Monastery History
Monastery, Antigonish County Swamped by the wave of Republican tyranny after the French Revolution, and refusing to pledge allegiance to any power other than Rome, Trappist monks fled to the New World, first arriving in North America in 1802. After a series of setbacks in the U.S., and stranded in Halifax with only the clothes on his back and a guinea in his hand, Father Vincent de Paul Merle and a few French Trappist monks founded Petit Clairvaux in 1825. It was located in Monastery, Antigonish County, about 30 kilometres east of present day Antigonish. It was to be the first Trappist monastery in North America.
After endeavoring for many years to increase the number of monks at the monastery, Father Vincent died in 1853, never to see his hopes realized. His work was not in vain however, and a large group of monks arrived in 1857-1858. With such good fortune, the membership grew, and the monastery was raised to the status of an independent abbey in 1876. Tragically, fire struck in the late 1890s and the community was forced to move to Rhode Island, and then on to Massachusetts.

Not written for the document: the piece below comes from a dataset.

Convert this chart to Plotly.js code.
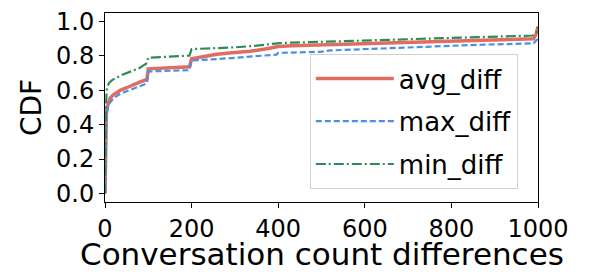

The monastery was vacant until 1903-1904, when it was once again occupied by a group of French Trappist brothers. Trappists are an Order that do not engage in activities within the community at large. Hence they settle in somewhat remote places where they give themselves to an intense life of prayer and penance. For their support as well as part of their religious discipline, they engage in farming and other manual labour as the situation may demand. In Monastery, they built a sawmill and a gristmill, a dam on their property, and installed a water turbine in the brook. They also farmed the land and kept dairy and beef cattle, sheep, pigs and horses.
Called to military service in France during the First World War, most of the members of this community dispersed and the monastery seemed doomed to be abandoned.
In 1938, a group of German Augustinians took over the site to escape Hitler’s persecution of religious orders. The monastery was renamed St. Augustine’s Monastery, and the buildings were rebuilt and modernized. Farming resumed, as did the use of the sawmill. The west wing of the monastery was converted into a retreat house for the benefit of lay people and clergy of all denominations in 1948.
In May 1952, a wayside shrine to our Lady of Grace was established. A high school for young men was founded in 1954 (Good Counsel Academy); in 1960 the present chapel was built and in 1972 a rehabilitation Center for alcoholics (Recovery House) was established. In more recent years, due to declining members of the Friars, the Augustinians decided to leave the monastery and transfer those who remained to their house in Mary lake, Kings City, north of Toronto.
In the fall of 2000, a new group of Monks, the Maronite Monks of the most holy Trinity arrived in Nova Scotia to occupy the Monastery. They have renamed the monastery to “Our Lady of Grace.” The New monks form part of a small monastic Order of Eastern Catholics of the Moronite rite which is in union with the Pope. They are called “Monks of Saint Maron.” They live a life of silence, solitude, liturgical prayer and work.
The monks maintained the Retreat House and have made great improvements on the Monastery building and have put up a good heating system. In June 2007, the Maronite Monks decided to leave the Monastery and returned to the Monastery of the Most Holy Trinity in Petersham, Massachusetts, U.S.A.
On September 27, 2007, the Augustinian Nuns from Rome, Italy arrived in Nova Scotia and occupied the monastery of Our Lady of Grace to look into the possibility of establishing the first Augustinian Contemplative Community of Nuns at the Monastery to revive the Augustinian presence. His Excellency, Most reverend Raymond Lahey, Bishop of Antigonish has given the Nuns his consent to establish a monastic community in his diocese.
The Nuns retained the name “Our Lady of Grace Monastery.” The people of Nova Scotia gave the nuns a warm welcome and generous support to help them survive the freezing winter cold of Canada which is very different from the hot climate of the country of origin where they came from – The Philippines. On this year 2009, six Filipino Nuns occupy the Monastery, living their cloistered life of silence, solitude, liturgical prayer and work dependent on divine providence through the support of the good people of Canada. The Nuns are blessed with a number of good persons who constantly render various volunteer work for the maintenance of the huge monastery.